- Location: 20°32′34″N 100°49′17″W﻿ / ﻿20.542702011261866°N 100.82150286978519°W Valle Hermoso, Celaya, Guanajuato, Mexico
- Date: 23 May 2022 22:00 (CDT)
- Target: Jalisco New Generation Cartel members
- Attack type: Spree shooting, Arson
- Weapons: Assault rifles, Molotov cocktails
- Deaths: 11
- Injured: 5
- Perpetrators: 15 gunmen of the Santa Rosa de Lima Cartel
- Motive: Gang war

= Celaya massacre =

Attack in Central Mexico

On 23 May 2022, eleven people were killed in a mass shooting at the Gala Hotel and a nearby bar in Celaya, Guanajuato, Mexico.

At about 10 p.m. CDT on 23 May 2022, 15 hooded gunmen from the Santa Rosa de Lima Cartel stormed the Gala Hotel in Celaya. The hotel had a bar at street level, which they stormed into and killed two men and women. The gunmen then entered a bar across the street and killed another man and five women.
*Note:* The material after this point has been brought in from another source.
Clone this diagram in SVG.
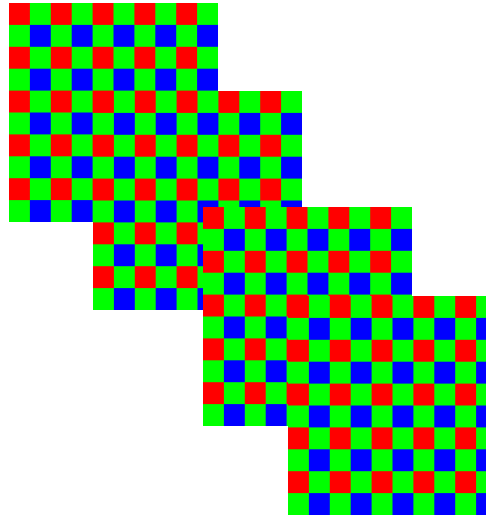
<svg xmlns="http://www.w3.org/2000/svg" xmlns:xlink="http://www.w3.org/1999/xlink" width="486" height="515" viewBox="0 0 486 515">
  <defs>
    <pattern id="bayer" patternUnits="userSpaceOnUse" x="0" y="0" width="41.8" height="43.8">
      <rect x="0" y="0" width="41.8" height="43.8" fill="#00ff00"/>
      <rect x="0" y="0" width="20.9" height="21.9" fill="#ff0000"/>
      <rect x="20.9" y="0" width="20.9" height="21.9" fill="#00ff00"/>
      <rect x="20.9" y="21.9" width="20.9" height="21.9" fill="#0000ff"/>
    </pattern>
    <rect id="sq" x="0" y="0" width="209" height="219" fill="url(#bayer)"/>
  </defs>
  <rect width="486" height="515" fill="#ffffff"/>
  <g id="sensor1"><use xlink:href="#sq" href="#sq" x="9" y="3"/></g>
  <g id="sensor2"><use xlink:href="#sq" href="#sq" x="93" y="91"/></g>
  <g id="sensor3"><use xlink:href="#sq" href="#sq" x="203" y="207"/></g>
  <g id="sensor4"><use xlink:href="#sq" href="#sq" x="288" y="296"/></g>
  <g id="connectors"/>
</svg>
They reportedly threw molotov cocktails, and torched the hotel, starting a fire which was later put out. One person died in hospital, bringing the total to eleven, with eight women and three men. The attackers left a message on a piece of cardboard referring to the Jalisco New Generation Cartel and three dismembered bodies which were found hours before the attack.